The drydown was really beautiful, it offends nobody if you are going out, or if you had a dinner at the time.
It has such a big personality, and character, also a perfect bottle!
It was also at the time very difficult to find, because
my friends where very tired when they come from town, if they want to give this one fore me as a birthday present.
Fine, I say that make’s me, and this perfume so unique, was my excuse.
This all with a big smile, they now better about me, but this perfume was
really, really unique!
Sweet memories, will miss this scent!
GIBBS – :
Elegant and eighties, love it, miss it already, I treasure my one remaining bottle.
fmq217elipseskism – :
First notes of Nino Cerruti pour femme resemble me a little of “Femme” Rochas – I guess it is coriander and plum, but NC is much lighter. NC is a light, delicately sweet (honey) and elegant chypre, very pleasant and sensual.
00qazwsx00 – :
parfum sensuel et élégant parfait en Automne.
Sillage: fleuri, fruité et boisé (subtil et délicat)

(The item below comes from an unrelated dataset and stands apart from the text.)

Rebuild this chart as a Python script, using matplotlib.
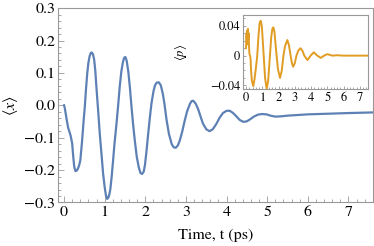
import matplotlib
matplotlib.use("Agg")
import matplotlib.pyplot as plt
from matplotlib.ticker import MultipleLocator

plt.rcParams['font.family'] = ['STIXGeneral', 'DejaVu Serif']
plt.rcParams['mathtext.fontset'] = 'stix'

# main curve <x>(t)
t_x = [0.0, 0.02, 0.06, 0.10, 0.16, 0.20, 0.22, 0.25, 0.28, 0.31, 0.34, 0.37, 0.40, 0.44,
       0.48, 0.51, 0.54, 0.57, 0.60, 0.63, 0.66, 0.68, 0.71, 0.74, 0.77, 0.79, 0.82, 0.85,
       0.88, 0.92, 0.96, 1.00, 1.03, 1.06, 1.09, 1.12, 1.14, 1.17, 1.20, 1.24, 1.29, 1.33,
       1.37, 1.41, 1.45, 1.48, 1.51, 1.54, 1.58, 1.62, 1.66, 1.70, 1.74, 1.79, 1.84, 1.88,
       1.92, 1.96, 1.99, 2.03, 2.07, 2.11, 2.15, 2.20, 2.24, 2.28, 2.33, 2.38, 2.43, 2.47,
       2.52, 2.58, 2.65, 2.70, 2.75, 2.80, 2.85, 2.91, 2.97, 3.03, 3.10, 3.14, 3.18, 3.24,
       3.30, 3.36, 3.42, 3.50, 3.58, 3.66, 3.75, 3.83, 3.91, 4.00, 4.08, 4.16, 4.24, 4.32,
       4.41, 4.49, 4.57, 4.67, 4.77, 4.87, 4.98, 5.08, 5.20, 5.35, 5.50, 5.75, 6.00, 6.50,
       7.00, 7.60]
x_vals = [0.0, -0.01, -0.041, -0.069, -0.093, -0.118, -0.15, -0.19, -0.203, -0.202, -0.196, -0.186, -0.17, -0.115,
          -0.05, -0.005, 0.05, 0.098, 0.132, 0.152, 0.162, 0.163, 0.158, 0.142, 0.105, 0.067, 0.015, -0.036,
          -0.09, -0.149, -0.21, -0.253, -0.278, -0.289, -0.285, -0.272, -0.258, -0.222, -0.18, -0.12, -0.057, -0.002,
          0.058, 0.105, 0.134, 0.147, 0.149, 0.138, 0.105, 0.055, -0.005, -0.06, -0.108, -0.16, -0.192, -0.209,
          -0.212, -0.205, -0.185, -0.14, -0.088, -0.04, 0.005, 0.043, 0.062, 0.07, 0.071, 0.062, 0.036, 0.005,
          -0.043, -0.088, -0.12, -0.13, -0.131, -0.124, -0.108, -0.08, -0.047, -0.018, 0.005, 0.013, 0.014, 0.005,
          -0.012, -0.035, -0.057, -0.074, -0.08, -0.074, -0.057, -0.038, -0.024, -0.017, -0.017, -0.024, -0.034, -0.045,
          -0.051, -0.050, -0.044, -0.035, -0.029, -0.027, -0.028, -0.032, -0.035, -0.034, -0.032, -0.03, -0.028, -0.026,
          -0.024, -0.022]

# inset curve <p>(t)
t_p = [0.0, 0.03, 0.06, 0.08, 0.10, 0.12, 0.14, 0.16, 0.18, 0.21, 0.25, 0.28, 0.31, 0.36, 0.45,
       0.52, 0.60, 0.69, 0.76, 0.83, 0.90, 0.97, 1.03, 1.10, 1.17, 1.27, 1.36, 1.47, 1.55, 1.62,
       1.68, 1.75, 1.82, 1.88, 1.96, 2.09, 2.20, 2.30, 2.40, 2.54, 2.64, 2.74, 2.82, 2.90, 3.00,
       3.10, 3.22, 3.35, 3.48, 3.58, 3.78, 3.97, 4.17, 4.38, 4.60, 4.80, 5.00, 5.30, 5.60, 6.00,
       6.50, 7.00, 7.50]
p_vals = [0.01, 0.03, 0.015, 0.034, 0.02, 0.036, 0.022, 0.03, 0.015, 0.002, 0.0, -0.005, -0.02, -0.034, -0.041,
          -0.032, -0.018, 0.0, 0.025, 0.043, 0.047, 0.04, 0.02, -0.005, -0.03, -0.045, -0.034, 0.0, 0.025, 0.036,
          0.038, 0.032, 0.014, 0.0, -0.018, -0.03, -0.02, 0.0, 0.013, 0.021, 0.014, 0.0, -0.01, -0.015, -0.01,
          0.0, 0.007, 0.010, 0.006, 0.0, -0.006, 0.0, 0.0045, 0.0, -0.003, 0.0, 0.002, 0.0, 0.0005, 0.0,
          0.0, 0.0, 0.0]

main_yticks = [-0.3, -0.2, -0.1, 0.0, 0.1, 0.2, 0.3]
inset_yticks = [-0.04, 0.0, 0.04]
inset_ylabels = ['\u22120.04', '0', '0.04']

blue = '#5e81b5'
orange = '#e19c24'
frame = '#999999'

fig = plt.figure(figsize=(3.74, 2.46), dpi=100)
ax = fig.add_axes([0.155, 0.177, 0.842, 0.79])
ax.plot(t_x, x_vals, color=blue, lw=1.6)
ax.set_xlim(-0.15, 7.6)
ax.set_ylim(-0.3, 0.3)
ax.set_yticks(main_yticks)
ax.set_yticklabels(['%.1f' % v if v >= 0 else '\u2212%.1f' % -v for v in main_yticks])
ax.xaxis.set_major_locator(MultipleLocator(1))
ax.xaxis.set_minor_locator(MultipleLocator(0.2))
ax.yaxis.set_minor_locator(MultipleLocator(0.02))
ax.set_xlabel('Time, t (ps)', fontsize=11.5, labelpad=7)
ax.set_ylabel(r'$\langle x\rangle$', fontsize=11.5, labelpad=3)

axi = fig.add_axes([0.65, 0.638, 0.334, 0.301])
axi.plot(t_p, p_vals, color=orange, lw=1.4)
axi.set_xlim(-0.18, 7.5)
axi.set_ylim(-0.045, 0.0547)
axi.set_yticks(inset_yticks)
axi.set_yticklabels(inset_ylabels)
axi.xaxis.set_major_locator(MultipleLocator(1))
axi.xaxis.set_minor_locator(MultipleLocator(0.2))
axi.yaxis.set_minor_locator(MultipleLocator(0.01))
axi.set_ylabel(r'$\langle p\rangle$', fontsize=9, labelpad=15)

for a, fs, maj, mnr in [(ax, 11.5, 4, 2), (axi, 9, 2.5, 1.3)]:
    for s in a.spines.values():
        s.set_color(frame)
        s.set_linewidth(0.8)
    a.tick_params(which='both', direction='in', color=frame, width=0.6,
                  top=False, right=False, labelsize=fs, pad=2)
    a.tick_params(which='major', length=maj)
    a.tick_params(which='minor', length=mnr)

fig.savefig('out.png', dpi=100)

Notes de tête un peu froides: éclat de la mandarine, charme de la pêche, rondeur de la cardamome et osmanthus de Chine.
Le coeur est un somptueux bouquet floral: ylang-ylang, tubéreuse,jasmin,rose,fleur d’oranger,iris,jacinthe et muguet.
Les notes de fond sont provocantes par la sensualité de la mousse frottée de santal; la vanille et le patchouli.
conclusion: ravissant bouquet de fleurs comportant un accord original excitant (pêche- ylang ylang- osmanthus)qui se conjugue aux notes acidulées et délicates des fruits et des fleurs, sur un lit de santal!
C’est à la fois un jardin chinois et un verger de Provence.